The American Medical Association's ballyhooed "unity" project is on life- support, struggling against a growing tide of indifference by many doctors' specialty societies.
Despite a budget for the project that will approach $500,000 this year, the AMA has not received expected financial backing or strong philosophical support for a plan to create a unified federation that would immediately boost the membership and annual dues of the Chicago-based doctors' association.
Under the proposal, the 154-year-old AMA, which has struggled with dwindling membership in recent years, would be designated the "core organization" for a new medical federation. In that role, it would receive a portion of the annual dues paid by members of all of the nation's specialty societies.
The consolidation was expected to strengthen the 290,000-member AMA, the nation's largest and most influential medical group, and reduce much of the duplication that exists among the dozens of specialty societies promoting limited agendas and interests.
Despite budget problems and a distinct lack of interest among many doctors, the unity idea still is expected to come to a vote in December when the AMA hosts its House of Delegates meeting in San Francisco.
"There will be a plan and a recommendation for the house to vote on," declared D. Ted Lewers, the outgoing chairman of the AMA's board of trustees who spearheaded a committee formed to pursue the unity plan.
A report released about a week ago during the AMA's annual meeting in Chicago painted a grim picture of the prospects for the plan, which has generated considerable opposition from some specialty groups that don't want to relinquish power-or membership money.
The AMA's board of trustees, according to the report, "is concerned about the continued lack of `buy-in' by (other doctors' groups) for the unity project, both financially as well as philosophically."
A plea for financial support has generated contributions of about $80,000 from specialty groups and state societies, far less than AMA leadership anticipated.
"It is the AMA board's opinion that a lack of sufficient financial support from the federation to support the work process indicates a similar lack of support for the eventual product of that work," according to the report.
It also noted that the plan itself has not "been discussed in any detail" by many leaders of specialty groups, which have "not taken sufficient time to review the recommendations" of the plan.

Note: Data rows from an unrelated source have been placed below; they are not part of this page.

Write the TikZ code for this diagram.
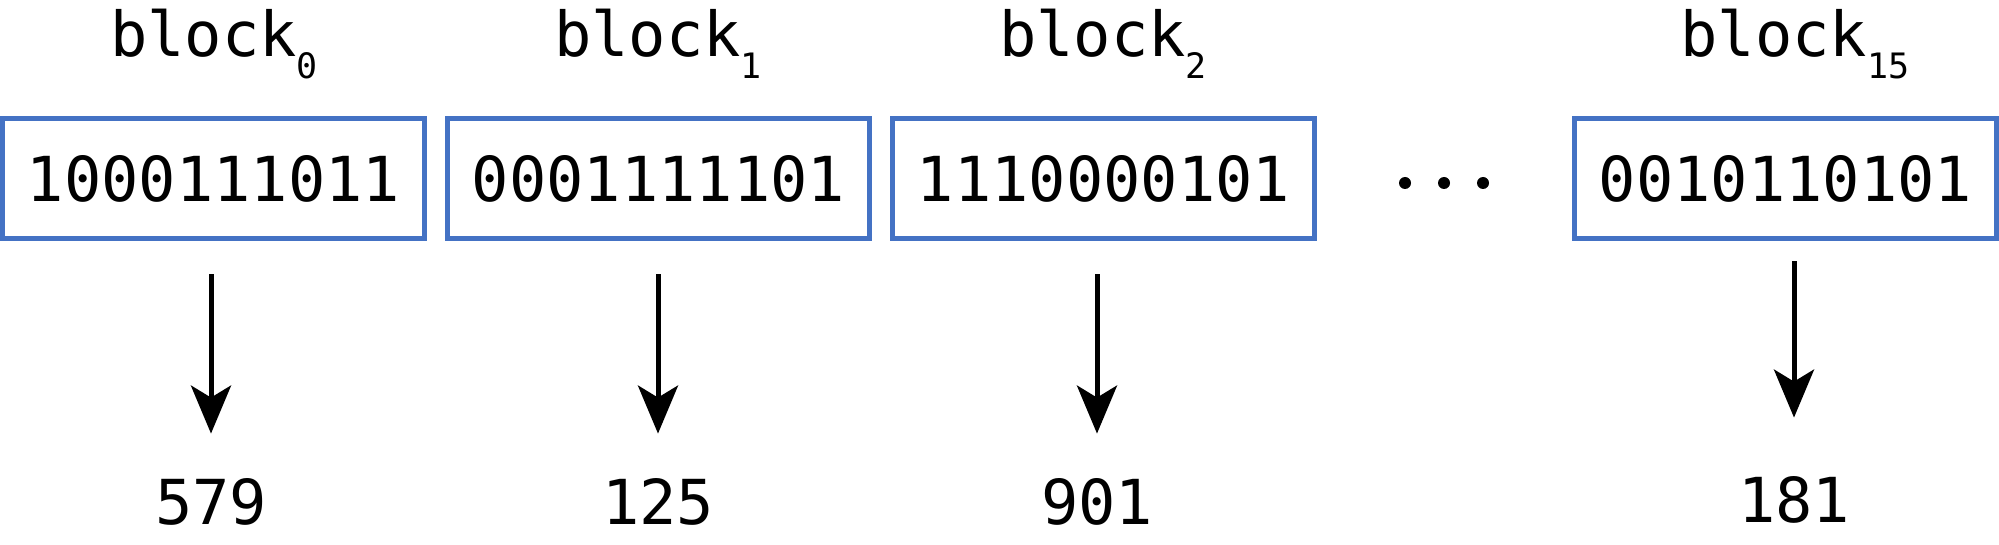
\documentclass[tikz,border=0pt]{standalone}
\usepackage{fontspec}
\setmonofont{DejaVu Sans Mono}
\usetikzlibrary{arrows.meta,positioning}
\definecolor{blockblue}{RGB}{68,114,196}

% label with lowered index
\newcommand{\blk}[1]{block\raisebox{-11pt}{\fontsize{17.5}{20}\selectfont #1}}

\tikzset{
    bits/.style={draw=blockblue, line width=2.5pt, minimum width=211pt, minimum height=60pt,
        inner sep=0pt, font=\ttfamily\fontsize{31}{36}\selectfont},
    blabel/.style={anchor=base, inner sep=0pt, font=\ttfamily\fontsize{31}{36}\selectfont},
    value/.style={anchor=base, inner sep=0pt, font=\ttfamily\fontsize{31}{36}\selectfont},
    mapto/.style={-{Stealth[length=24pt, width=20pt, inset=6pt]}, line width=2.5pt}
}

\begin{document}
\begin{tikzpicture}[x=0.5pt, y=-0.5pt]
    \useasboundingbox (0,0) rectangle (1999,545);
    % blocks
    \node[bits] (b0) at (213.5,178.5) {1000111011};
    \node[bits] (b1) at (658.5,178.5) {0001111101};
    \node[bits] (b2) at (1103.5,178.5) {1110000101};
    \node[bits] (b15) at (1785.5,178.5) {0010110101};
    \foreach \x in {1405,1444,1483}
        \fill (\x,183) circle (6);
    % labels
    \node[blabel] (l0) at (214,57) {\blk{0}};
    \node[blabel] (l1) at (658,57) {\blk{1}};
    \node[blabel] (l2) at (1103,57) {\blk{2}};
    \node[blabel] (l15) at (1795,57) {\blk{15}};
    % values
    \node[value] (v0) at (211,524) {579};
    \node[value] (v1) at (658,524) {125};
    \node[value] (v2) at (1097,524) {901};
    \node[value] (v15) at (1794,523) {181};
    \foreach \b in {0,1,2}
        \draw[mapto, shorten <=16.75pt, shorten >=22pt] (b\b.south -| v\b) -- (v\b.north);
    \draw[mapto, shorten <=10.25pt, shorten >=29.5pt] (b15.south -| v15) -- (v15.north);
\end{tikzpicture}
\end{document}
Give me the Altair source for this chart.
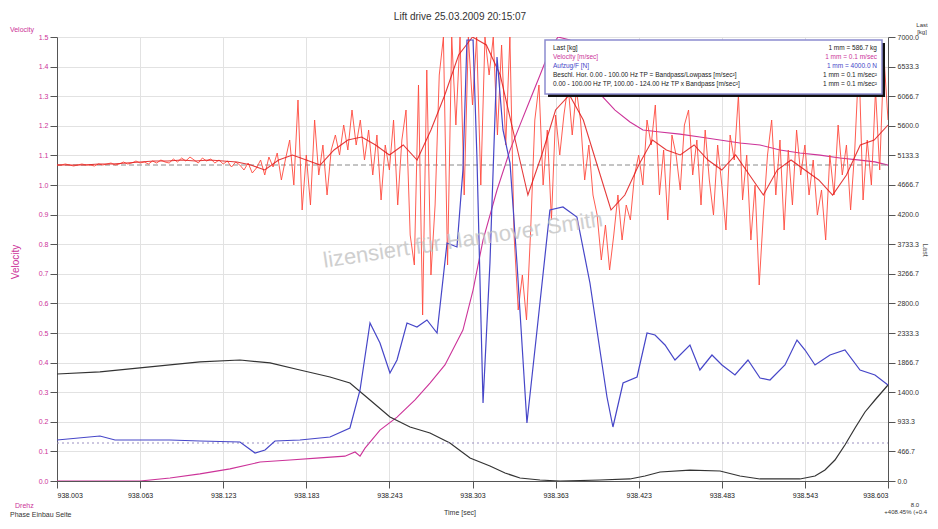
import altair as alt
import pandas as pd

# ---------------- data ----------------
TICK_TIMES = [938.003, 938.063, 938.123, 938.183, 938.243, 938.303,
              938.363, 938.423, 938.483, 938.543, 938.603]
LEFT_TICKS = [0.0, 0.1, 0.2, 0.3, 0.4, 0.5, 0.6, 0.7, 0.8, 0.9,
              1.0, 1.1, 1.2, 1.3, 1.4, 1.5]
RIGHT_TICKS = [0.0, 466.7, 933.3, 1400.0, 1866.7, 2333.3, 2800.0, 3266.7,
               3733.3, 4200.0, 4666.7, 5133.3, 5600.0, 6066.7, 6533.3, 7000.0]

# Load [kg] (black, right axis)
LOAD_T = [938.0030, 938.0340, 938.0701, 938.1062, 938.1351, 938.1568, 938.1784,
          938.2001, 938.2145, 938.2290, 938.2434, 938.2579, 938.2723, 938.2867,
          938.3012, 938.3156, 938.3265, 938.3373, 938.3517, 938.3662, 938.3950,
          938.4167, 938.4275, 938.4384, 938.4600, 938.4817, 938.4961, 938.5106,
          938.5394, 938.5503, 938.5575, 938.5647, 938.5719, 938.5792, 938.5864,
          938.5936, 938.6030]
LOAD_V = [1687, 1719, 1798, 1877, 1908, 1861, 1750, 1640, 1545, 1277, 1009, 852,
          757, 599, 363, 237, 126, 47, 16, 0, 16, 32, 79, 142, 173, 158, 79, 32,
          32, 79, 173, 331, 568, 836, 1088, 1277, 1514]

# Velocity [m/sec] (magenta, left axis)
VEL_T = [938.0030, 938.0629, 938.0846, 938.1062, 938.1279, 938.1496, 938.1712,
         938.1929, 938.2109, 938.2182, 938.2218, 938.2254, 938.2362, 938.2485,
         938.2615, 938.2723, 938.2831, 938.2961, 938.3034, 938.3106, 938.3207,
         938.3301, 938.3373, 938.3445, 938.3517, 938.3589, 938.3647, 938.3734,
         938.3806, 938.3878, 938.3972, 938.4059, 938.4167, 938.4261, 938.4384,
         938.4528, 938.4672, 938.4817, 938.4961, 938.5106, 938.5250, 938.5394,
         938.5539, 938.5683, 938.5828, 938.5936, 938.6030]
VEL_V = [0.000, 0.000, 0.010, 0.024, 0.041, 0.064, 0.071, 0.078, 0.084, 0.098,
         0.084, 0.111, 0.172, 0.216, 0.274, 0.331, 0.392, 0.510, 0.645, 0.814,
         0.983, 1.118, 1.203, 1.287, 1.371, 1.456, 1.500, 1.490, 1.439, 1.371,
         1.297, 1.253, 1.213, 1.186, 1.179, 1.172, 1.162, 1.152, 1.142, 1.135,
         1.118, 1.108, 1.101, 1.091, 1.084, 1.078, 1.067]

# Lift force (blue, hidden axis)
FORCE_T = [938.0030, 938.0340, 938.0449, 938.0846, 938.1062, 938.1351, 938.1460,
           938.1532, 938.1604, 938.1784, 938.2001, 938.2145, 938.2218, 938.2290,
           938.2362, 938.2434, 938.2485, 938.2557, 938.2629, 938.2701, 938.2774,
           938.2846, 938.2918, 938.2961, 938.2990, 938.3034, 938.3062, 938.3106,
           938.3156, 938.3207, 938.3250, 938.3301, 938.3351, 938.3423, 938.3496,
           938.3589, 938.3683, 938.3784, 938.3878, 938.3950, 938.4001, 938.4044,
           938.4117, 938.4218, 938.4290, 938.4348, 938.4420, 938.4492, 938.4600,
           938.4672, 938.4759, 938.4831, 938.4925, 938.5019, 938.5106, 938.5178,
           938.5286, 938.5373, 938.5431, 938.5503, 938.5611, 938.5719, 938.5828,
           938.5936, 938.6030]
FORCE_V = [0.03, 0.07, 0.03, 0.03, 0.02, 0.01, -0.10, -0.07, 0.02, 0.03, 0.06,
           0.15, 0.53, 1.20, 1.00, 0.70, 0.83, 1.20, 1.16, 1.23, 1.10, 2.00, 1.96,
           2.73, 4.03, 4.03, 2.86, 0.40, 1.80, 3.86, 3.13, 2.80, 1.80, 0.20, 1.13,
           2.33, 2.36, 2.26, 1.60, 0.93, 0.46, 0.16, 0.60, 0.66, 1.10, 1.08, 0.98,
           0.83, 0.98, 0.73, 0.88, 0.78, 0.68, 0.83, 0.65, 0.63, 0.78, 1.03, 0.93,
           0.78, 0.88, 0.93, 0.73, 0.68, 0.58]

# Acceleration, raw (light red), sampled every 3 ms from 938.003 s
ACC_START = 938.003
ACC_DT = 0.003
ACC_RAW = [0.00, 0.00, 0.01, 0.00, -0.01, 0.00, 0.01, 0.00, 0.00, -0.01, 0.01, 0.00,
           0.01, 0.02, 0.00, 0.01, 0.03, 0.01, 0.02, 0.04, 0.02, 0.03, 0.01, 0.04,
           0.02, 0.05, 0.03, 0.02,
           0.06, 0.03, 0.07, 0.04, 0.08, 0.05, 0.02, 0.07, 0.04, 0.06, 0.02, 0.05,
           0.01, 0.04, -0.02, 0.03, 0.00, -0.05, 0.02, -0.08,
           -0.03, 0.05, -0.10, 0.08, -0.02, 0.12, -0.15, 0.06, 0.25, -0.20,
           0.65, -0.45, 0.10, -0.40, 0.45, -0.10, 0.20, -0.30, 0.15,
           0.30, 0.10, 0.40, 0.15, 0.55, 0.20, 0.45, 0.05, 0.35,
           -0.10, 0.30, -0.35, 0.20, -0.05, 0.45, -0.40, 0.25, 0.55,
           -0.70, -1.00, 0.80, -1.50, 0.95, -1.10, -0.40, 0.90, 1.28,
           -1.00, 1.28, 0.40, 1.28, -0.30, 1.28, 0.60, 1.28, -0.20, 1.28,
           0.90, 1.28, 0.30, 1.20, 0.20, 1.28, -0.70, -1.45, -1.10,
           -1.55, -0.65, 0.45, 0.80, -0.20, 0.35, -0.55, 0.50, 0.10,
           0.50, 0.80, 0.30, 0.75, 0.45, -0.15, 0.20, -0.30, -0.50,
           -0.95, -0.60, -1.05, -0.70, -0.30, -0.75, -0.40, -0.55, -0.10,
           0.10, -0.20, 0.45, 0.20, 0.60, -0.30, 0.15, -0.55, 0.30,
           0.10, -0.25, 0.40, 0.55, -0.10, 0.25, -0.40, 0.35, -0.15,
           -0.50, 0.20, -0.20, -0.65, 0.30, 0.05, 0.70, -0.35, 0.10,
           -0.75, -0.20, -1.20, -0.50, 0.10, 0.45, -0.30, 0.25, -0.65,
           0.15, -0.40, 0.35, -0.10, 0.20, -0.30, 0.05, -0.50, -0.25,
           -0.75, 0.10, -0.30, 0.40, -0.10, 0.20, -0.45, 0.15, 1.05,
           -0.35, 0.25, -0.20, 0.75, -0.05, 1.10, 0.45]

# Acceleration, filtered (darker red), sampled every 10 ms
ACCF_DT = 0.010
ACC_FILT = [0.00, 0.00, 0.00, 0.01, 0.01, 0.02, 0.03, 0.04, 0.04, 0.05, 0.04, 0.05,
            0.04, 0.03, 0.00, -0.05, 0.05, 0.10, 0.05, 0.00, 0.15, 0.25, 0.28, 0.20,
            0.10, 0.20, 0.05, 0.35, 0.70, 1.10, 1.28, 1.20, 0.90, 0.30, -0.30, 0.10,
            0.55, 0.70, 0.45, 0.00, -0.45, -0.30, 0.00, 0.25, 0.15, 0.10, 0.20, 0.05,
            -0.05, 0.10, -0.10, -0.30, -0.05, 0.05, -0.05, -0.15, -0.30, -0.10, 0.20,
            0.25, 0.40]

LEGEND_LEFT = ["Last [kg]", "Velocity [m/sec]", "Aufzug/F [N]",
               "Beschl. Hor. 0.00 - 100.00 Hz TP = Bandpass/Lowpass [m/sec\u00b2]",
               "0.00 - 100.00 Hz TP, 100.00 - 124.00 Hz TP x Bandpass [m/sec\u00b2]"]
LEGEND_RIGHT = ["1 mm = 586.7 kg", "1 mm = 0.1 m/sec", "1 mm = 4000.0 N",
                "1 mm = 0.1 m/sec\u00b2", "1 mm = 0.1 m/sec\u00b2"]

# ---------------- styling ----------------
W, H = 831, 444
FONT = "Liberation Sans"
PINK = "#cc3399"
BLUE = "#4646c8"
BLACK = "#333333"
RED_RAW = "#ff4a3d"
RED_F = "#e01818"

X_DOMAIN = [TICK_TIMES[0], TICK_TIMES[-1]]
ACC_DOMAIN = [-3.16, 1.28]
FORCE_DOMAIN = [-0.38, 4.06]

load_df = pd.DataFrame({"t": LOAD_T, "v": LOAD_V})
vel_df = pd.DataFrame({"t": VEL_T, "v": VEL_V})
force_df = pd.DataFrame({"t": FORCE_T, "v": FORCE_V})
raw_df = pd.DataFrame({"t": [ACC_START + ACC_DT * i for i in range(len(ACC_RAW))],
                       "v": ACC_RAW})
filt_df = pd.DataFrame({"t": [ACC_START + ACCF_DT * i for i in range(len(ACC_FILT))],
                        "v": ACC_FILT})

x_axis = alt.Axis(values=TICK_TIMES, format=".3f", title=None, labelFontSize=7,
                  labelColor="#222", tickSize=7, tickColor="#555", domainColor="#555",
                  labelPadding=3, grid=True, gridColor="#e2e2e2", labelFont=FONT)


def xenc():
    return alt.X("t:Q", scale=alt.Scale(domain=X_DOMAIN, nice=False, zero=False),
                 axis=x_axis)


def hidden_y(domain):
    return alt.Y("v:Q", scale=alt.Scale(domain=domain, nice=False, zero=False), axis=None)


red_raw = alt.Chart(raw_df).mark_line(color=RED_RAW, strokeWidth=0.9, clip=True).encode(
    x=xenc(), y=hidden_y(ACC_DOMAIN))
red_filt = alt.Chart(filt_df).mark_line(color=RED_F, strokeWidth=1.1, clip=True,
                                        opacity=0.85).encode(
    x=xenc(), y=hidden_y(ACC_DOMAIN))

zero_acc = alt.Chart(pd.DataFrame({"z": [0]})).mark_rule(
    color="#8a8a8a", strokeDash=[5, 3], strokeWidth=1).encode(
    x=alt.value(0), x2=alt.value(W),
    y=alt.Y(datum=0, scale=alt.Scale(domain=ACC_DOMAIN, nice=False, zero=False), axis=None))
zero_force = alt.Chart(pd.DataFrame({"z": [0]})).mark_rule(
    color="#9a90c0", strokeDash=[2, 3], strokeWidth=1).encode(
    x=alt.value(0), x2=alt.value(W),
    y=alt.Y(datum=0, scale=alt.Scale(domain=FORCE_DOMAIN, nice=False, zero=False), axis=None))

load = alt.Chart(load_df).mark_line(color=BLACK, strokeWidth=1.2, clip=True).encode(
    x=xenc(),
    y=alt.Y("v:Q", scale=alt.Scale(domain=[0, 7000], nice=False, zero=False),
            axis=alt.Axis(orient="right", values=RIGHT_TICKS, format=".1f", title=None,
                          labelFontSize=7, labelColor="#333", tickSize=7,
                          tickColor="#555", domainColor="#555", grid=False,
                          labelFont=FONT)))

vel = alt.Chart(vel_df).mark_line(color=PINK, strokeWidth=1.1, clip=True).encode(
    x=xenc(),
    y=alt.Y("v:Q", scale=alt.Scale(domain=[0, 1.5], nice=False, zero=False),
            axis=alt.Axis(orient="left", values=LEFT_TICKS, format=".1f", title=None,
                          labelFontSize=7, labelColor=PINK, tickSize=7,
                          tickColor="#555", domainColor="#555", grid=True,
                          gridColor="#e2e2e2", labelFont=FONT)))

force = alt.Chart(force_df).mark_line(color=BLUE, strokeWidth=1.2, clip=True).encode(
    x=xenc(), y=hidden_y(FORCE_DOMAIN))

one = pd.DataFrame({"k": [0]})


def txt(s, x, y, size=7, color="#222", align="left", angle=0, **kw):
    return alt.Chart(one).mark_text(text=s, fontSize=size, color=color, align=align,
                                    baseline="middle", angle=angle, font=FONT, **kw).encode(
        x=alt.value(x), y=alt.value(y))


# page -> plot coordinates: plot origin at page (57, 37)
OX, OY = 57, 37
notes = [
    txt("Lift drive 25.03.2009 20:15:07", 460 - OX, 17 - OY, size=10, color="#333",
        align="center"),
    txt("Velocity", 22 - OX, 30 - OY, size=7, color=PINK, align="center"),
    txt("Last", 922 - OX, 25 - OY, size=6, color="#333", align="center"),
    txt("[kg]", 922 - OX, 32 - OY, size=6, color="#333", align="center"),
    txt("Velocity", 16 - OX, 262 - OY, size=10, color=PINK, align="center", angle=270),
    txt("Last", 925 - OX, 250 - OY, size=7, color="#555", align="center", angle=90),
    txt("Time  [sec]", 460 - OX, 513 - OY, size=7, color="#333", align="center"),
    txt("Drehz", 15 - OX, 506 - OY, size=7, color=PINK),
    txt("Phase Einbau Seite", 10 - OX, 515 - OY, size=7, color="#333"),
    txt("8.0", 915 - OX, 505 - OY, size=6, color="#333", align="center"),
    txt("+408.45% (+0.4", 927 - OX, 512 - OY, size=6, color="#333", align="right"),
    txt("lizensiert f\u00fcr Hannover Smith", 463 - OX, 240 - OY, size=22,
        color="#c4c4c4", align="center", angle=351.5, opacity=0.8),
]

shadow = alt.Chart(one).mark_rect(color="#111").encode(
    x=alt.value(548 - OX), x2=alt.value(885 - OX),
    y=alt.value(43 - OY), y2=alt.value(97 - OY))
box = alt.Chart(one).mark_rect(fill="white", stroke="#8c8cd0", strokeWidth=1.5).encode(
    x=alt.value(545 - OX), x2=alt.value(882 - OX),
    y=alt.value(40 - OY), y2=alt.value(94 - OY))

leg_colors = ["#222", PINK, BLUE, "#222", "#222"]
legend = []
for i, (l, r) in enumerate(zip(LEGEND_LEFT, LEGEND_RIGHT)):
    yy = 48 + 9 * i - OY
    legend.append(txt(l, 553 - OX, yy, size=6.5, color=leg_colors[i]))
    legend.append(txt(r, 877 - OX, yy, size=6.5, color=leg_colors[i], align="right"))

chart = alt.layer(
    vel, load, zero_acc, zero_force, red_raw, red_filt, force,
    *notes, shadow, box, *legend
).resolve_scale(y="independent").properties(
    width=W, height=H,
    autosize=alt.AutoSizeParams(type="none"),
    padding={"left": 49, "top": 29, "right": 42, "bottom": 40},
    background="white",
).configure_view(strokeWidth=0)

chart.save("out.html", embed_options={"renderer": "svg", "actions": False})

"The market research done early in the work (on the unity project) clearly indicates that physicians believe that there is too much wasteful duplication of effort across organized medicine and too little coordination, especially on critical public policy issues, and they want organized medicine to `get its act together.' "
The AMA has contributed about $100,000 in funding and about $195,000 worth of in-kind services, including salaries and benefits paid to AMA staffers involved in the project. A revised budget for the 2001 calendar year calls for about $134,000 in expenses to pay for travel costs related to the proposal.
State medical societies have contributed about $35,000 to the project, with specialty societies kicking in $34,000 and county societies adding another $9,250. Top AMA officials reportedly had expected to raise as much as $150,000 in contributions from medical specialty societies alone.